Once again, Mr. Ford has provided a fun, quick, and witty read, and I look forward to the next book in this series.

Monday, January 31, 2011

Beyond Band of Brothers

The recent death of Major Dick Winters inspired me to finally read his memoir, Beyond Band of Brothers.  I'd been considering this book for quite some time, but just wasn't sure if I wanted to read it.  I've seen the HBO miniseries a thousand times, and I was worried that this book would just be the written version, telling the same stories.

While BBOB does touch on the stories told in the miniseries, it is also so much more.  As his war memoir, the stories are all told from Major Winters' view, and we not only get a deeper look into his mind, but we also get to "hear" stories that didn't make it onto film.

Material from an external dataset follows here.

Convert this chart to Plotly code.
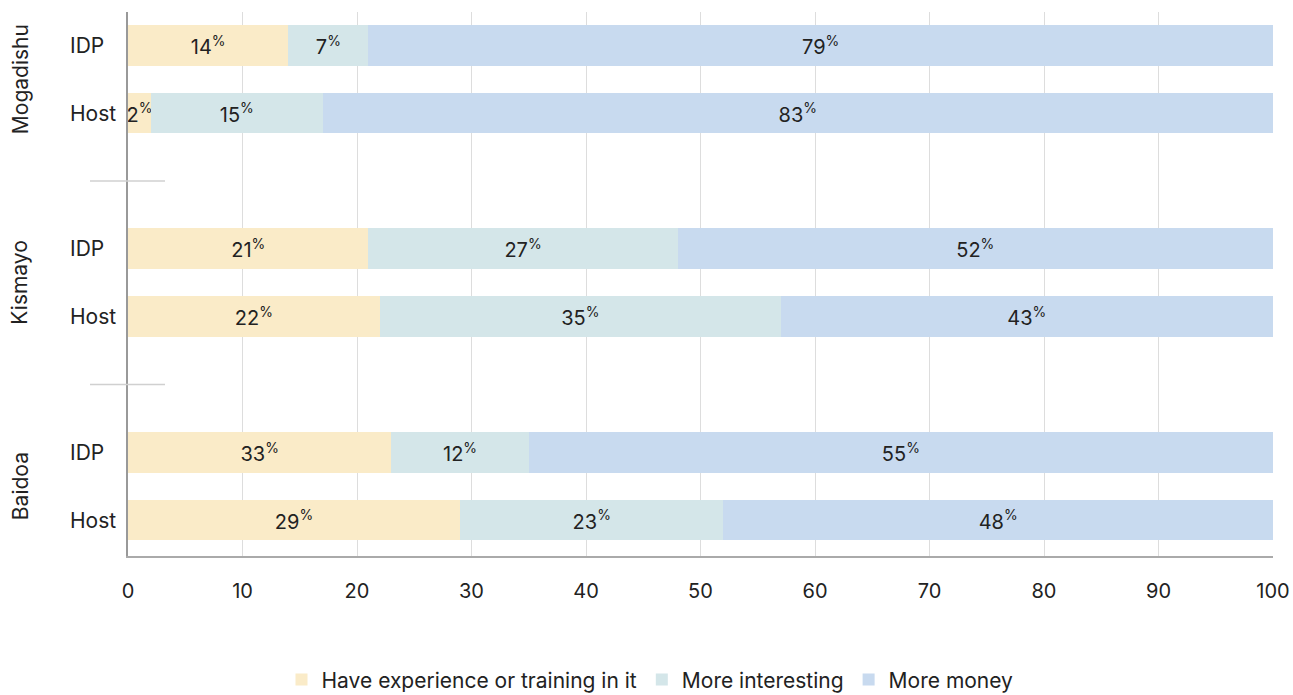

I don't think it would be possible for me to do this book justice, so I'll just say this:  Read it.  If you're a history buff, you'll appreciate the historical significance.  If you're not a history buff, you'll take away a deeper appreciation for our veterans.  Despite whatever your interests may be, after reading this book written by an amazing and much admired man, you will want to live your life better.

Friday, January 14, 2011


I first fell in love with Cranford when I saw the mini series and it's sequel (Return to Cranford) on PBS, and I have checked the DVD's out from my local library several times, so I decided it was probably time I read the book.

Elizabeth Gaskell introduces us to the ladies of Cranford, and what a group of ladies they are!  The story is told from the point of view of a young woman who is visiting the Jenkyns sisters, Miss Matty and Miss Deborah.  She tells us her opinions of all the goings-on with the Jenkyns sisters, their friends, and the rural town of Cranford that is filled with mostly middle-aged and older women who are afraid of change.

I don't want to give too much away, but I do recommend seeing both the movies and reading the book.  The two are quite different in many aspects (I understand that the movies are a combination of several different books written by Gaskell that take place in Cranford), but they have the same delightful tone.

There is just something about this group of ladies that I can't get enough of!